━━ Data block ━━
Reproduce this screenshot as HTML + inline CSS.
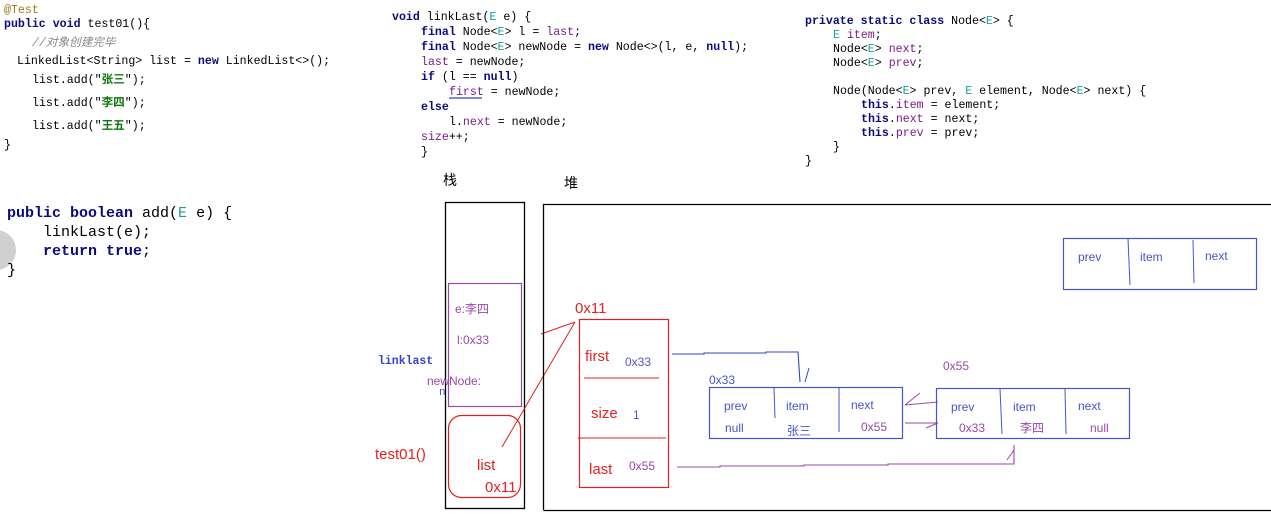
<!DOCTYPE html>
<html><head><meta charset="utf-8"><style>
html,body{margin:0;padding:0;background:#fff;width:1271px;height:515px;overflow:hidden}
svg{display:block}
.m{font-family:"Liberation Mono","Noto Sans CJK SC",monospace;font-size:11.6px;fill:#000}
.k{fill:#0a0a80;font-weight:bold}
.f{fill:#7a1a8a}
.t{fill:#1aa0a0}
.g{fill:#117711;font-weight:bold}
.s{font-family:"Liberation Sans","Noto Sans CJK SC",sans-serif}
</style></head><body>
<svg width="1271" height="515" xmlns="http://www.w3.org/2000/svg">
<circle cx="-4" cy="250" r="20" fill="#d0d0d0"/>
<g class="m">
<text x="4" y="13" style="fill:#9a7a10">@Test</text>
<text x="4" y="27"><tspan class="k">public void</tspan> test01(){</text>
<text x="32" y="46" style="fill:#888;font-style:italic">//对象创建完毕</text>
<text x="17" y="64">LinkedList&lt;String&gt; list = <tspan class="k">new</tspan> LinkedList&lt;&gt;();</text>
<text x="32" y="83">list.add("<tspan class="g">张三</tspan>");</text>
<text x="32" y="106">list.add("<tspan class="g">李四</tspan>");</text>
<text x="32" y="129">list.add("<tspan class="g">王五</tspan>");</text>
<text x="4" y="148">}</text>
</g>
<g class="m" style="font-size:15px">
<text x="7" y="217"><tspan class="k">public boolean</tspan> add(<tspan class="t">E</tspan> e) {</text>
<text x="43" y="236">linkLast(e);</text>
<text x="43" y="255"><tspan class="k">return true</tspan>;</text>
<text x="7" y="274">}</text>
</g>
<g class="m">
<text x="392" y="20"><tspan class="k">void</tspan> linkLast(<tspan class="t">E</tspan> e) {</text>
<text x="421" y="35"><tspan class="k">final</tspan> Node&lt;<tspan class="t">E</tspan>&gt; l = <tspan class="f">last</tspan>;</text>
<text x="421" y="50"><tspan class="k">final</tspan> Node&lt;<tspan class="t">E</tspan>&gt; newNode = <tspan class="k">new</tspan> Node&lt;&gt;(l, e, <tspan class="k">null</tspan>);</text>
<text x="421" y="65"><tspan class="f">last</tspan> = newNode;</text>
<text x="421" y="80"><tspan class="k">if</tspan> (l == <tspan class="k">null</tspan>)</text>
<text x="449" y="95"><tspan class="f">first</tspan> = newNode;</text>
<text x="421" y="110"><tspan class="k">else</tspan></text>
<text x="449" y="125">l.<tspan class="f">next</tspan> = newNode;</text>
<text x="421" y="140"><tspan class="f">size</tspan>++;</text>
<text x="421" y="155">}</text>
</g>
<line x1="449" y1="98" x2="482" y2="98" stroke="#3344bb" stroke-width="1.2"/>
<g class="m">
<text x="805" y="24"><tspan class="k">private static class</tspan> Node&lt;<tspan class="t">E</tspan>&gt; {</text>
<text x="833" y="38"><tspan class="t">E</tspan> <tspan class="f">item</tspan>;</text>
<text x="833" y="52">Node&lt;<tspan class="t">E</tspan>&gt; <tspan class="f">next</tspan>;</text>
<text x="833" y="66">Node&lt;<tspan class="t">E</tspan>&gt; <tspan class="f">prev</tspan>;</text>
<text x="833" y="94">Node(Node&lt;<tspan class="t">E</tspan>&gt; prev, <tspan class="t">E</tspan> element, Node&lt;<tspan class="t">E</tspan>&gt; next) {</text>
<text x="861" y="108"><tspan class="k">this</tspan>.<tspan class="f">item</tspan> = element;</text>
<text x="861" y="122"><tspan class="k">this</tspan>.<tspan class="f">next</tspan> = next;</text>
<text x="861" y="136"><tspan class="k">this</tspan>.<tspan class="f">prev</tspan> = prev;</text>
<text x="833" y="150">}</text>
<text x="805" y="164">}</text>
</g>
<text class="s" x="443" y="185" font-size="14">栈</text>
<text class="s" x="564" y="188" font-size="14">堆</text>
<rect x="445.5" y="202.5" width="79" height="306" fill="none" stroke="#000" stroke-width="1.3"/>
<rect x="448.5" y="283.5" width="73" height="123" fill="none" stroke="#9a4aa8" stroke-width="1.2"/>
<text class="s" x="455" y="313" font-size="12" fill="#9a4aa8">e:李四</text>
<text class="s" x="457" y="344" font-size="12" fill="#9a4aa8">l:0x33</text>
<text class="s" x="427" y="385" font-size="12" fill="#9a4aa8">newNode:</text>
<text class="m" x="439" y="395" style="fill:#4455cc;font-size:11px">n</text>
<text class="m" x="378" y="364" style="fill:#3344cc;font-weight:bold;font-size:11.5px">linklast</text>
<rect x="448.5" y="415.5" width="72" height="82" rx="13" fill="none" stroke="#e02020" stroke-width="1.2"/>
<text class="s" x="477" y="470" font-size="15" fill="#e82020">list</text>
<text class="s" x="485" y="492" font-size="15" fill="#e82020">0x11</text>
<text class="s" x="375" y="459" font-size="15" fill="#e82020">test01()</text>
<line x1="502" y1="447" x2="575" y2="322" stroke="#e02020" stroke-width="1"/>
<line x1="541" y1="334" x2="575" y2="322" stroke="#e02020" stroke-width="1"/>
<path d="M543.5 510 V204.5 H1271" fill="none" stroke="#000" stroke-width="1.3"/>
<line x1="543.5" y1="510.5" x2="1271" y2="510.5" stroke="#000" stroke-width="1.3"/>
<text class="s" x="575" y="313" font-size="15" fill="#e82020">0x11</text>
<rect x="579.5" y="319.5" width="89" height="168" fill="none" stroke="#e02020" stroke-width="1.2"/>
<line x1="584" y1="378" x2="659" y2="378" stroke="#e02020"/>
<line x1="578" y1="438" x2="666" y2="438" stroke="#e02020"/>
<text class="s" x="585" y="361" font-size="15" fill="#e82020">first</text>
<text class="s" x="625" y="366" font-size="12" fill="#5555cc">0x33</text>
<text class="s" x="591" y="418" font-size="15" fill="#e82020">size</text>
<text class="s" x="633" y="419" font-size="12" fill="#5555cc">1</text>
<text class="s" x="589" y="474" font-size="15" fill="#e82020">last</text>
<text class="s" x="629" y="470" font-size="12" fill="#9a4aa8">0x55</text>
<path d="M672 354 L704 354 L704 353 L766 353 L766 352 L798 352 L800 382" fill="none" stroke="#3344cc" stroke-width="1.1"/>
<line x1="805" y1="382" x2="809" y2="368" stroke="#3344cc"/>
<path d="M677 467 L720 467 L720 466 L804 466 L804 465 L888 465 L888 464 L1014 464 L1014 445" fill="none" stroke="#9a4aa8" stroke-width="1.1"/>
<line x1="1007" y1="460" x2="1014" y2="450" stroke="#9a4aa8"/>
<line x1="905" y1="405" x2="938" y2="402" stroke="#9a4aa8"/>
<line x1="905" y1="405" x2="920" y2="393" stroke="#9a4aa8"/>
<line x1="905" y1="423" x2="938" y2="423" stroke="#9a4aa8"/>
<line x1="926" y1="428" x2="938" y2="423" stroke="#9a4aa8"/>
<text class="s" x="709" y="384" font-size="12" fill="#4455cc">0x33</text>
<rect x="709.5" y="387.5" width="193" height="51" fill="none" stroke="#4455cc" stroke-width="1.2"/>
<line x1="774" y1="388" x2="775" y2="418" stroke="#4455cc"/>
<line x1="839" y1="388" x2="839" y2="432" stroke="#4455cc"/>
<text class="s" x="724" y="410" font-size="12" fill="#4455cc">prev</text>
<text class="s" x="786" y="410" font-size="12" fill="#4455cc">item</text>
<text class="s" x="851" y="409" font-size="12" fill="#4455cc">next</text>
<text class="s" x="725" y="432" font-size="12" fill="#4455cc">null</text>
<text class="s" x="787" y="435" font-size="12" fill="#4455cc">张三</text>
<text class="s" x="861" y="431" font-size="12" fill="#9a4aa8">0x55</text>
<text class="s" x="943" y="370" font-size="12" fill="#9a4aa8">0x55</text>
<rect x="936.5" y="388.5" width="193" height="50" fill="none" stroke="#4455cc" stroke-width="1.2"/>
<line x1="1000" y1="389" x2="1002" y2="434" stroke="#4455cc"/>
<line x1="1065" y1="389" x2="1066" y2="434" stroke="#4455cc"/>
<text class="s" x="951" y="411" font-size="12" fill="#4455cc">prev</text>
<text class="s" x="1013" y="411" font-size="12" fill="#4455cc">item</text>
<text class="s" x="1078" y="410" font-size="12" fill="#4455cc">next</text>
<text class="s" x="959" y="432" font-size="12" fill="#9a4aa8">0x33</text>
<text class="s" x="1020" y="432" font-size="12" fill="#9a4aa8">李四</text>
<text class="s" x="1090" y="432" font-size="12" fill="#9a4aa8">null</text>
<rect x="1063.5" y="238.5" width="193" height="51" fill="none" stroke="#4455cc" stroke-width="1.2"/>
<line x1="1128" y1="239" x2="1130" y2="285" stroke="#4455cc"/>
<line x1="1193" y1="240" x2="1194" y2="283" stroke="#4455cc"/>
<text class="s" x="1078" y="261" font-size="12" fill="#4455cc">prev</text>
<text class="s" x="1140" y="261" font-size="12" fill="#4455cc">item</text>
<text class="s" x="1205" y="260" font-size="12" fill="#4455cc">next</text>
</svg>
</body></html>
━━━
### [Exercise instructions]
Return every line in the listing that contains the word "this".

### [Written answer]
Reproduce this screenshot as HTML + inline CSS.
<text x="861" y="108"><tspan class="k">this</tspan>.<tspan class="f">item</tspan> = element;</text>
<text x="861" y="122"><tspan class="k">this</tspan>.<tspan class="f">next</tspan> = next;</text>
<text x="861" y="136"><tspan class="k">this</tspan>.<tspan class="f">prev</tspan> = prev;</text>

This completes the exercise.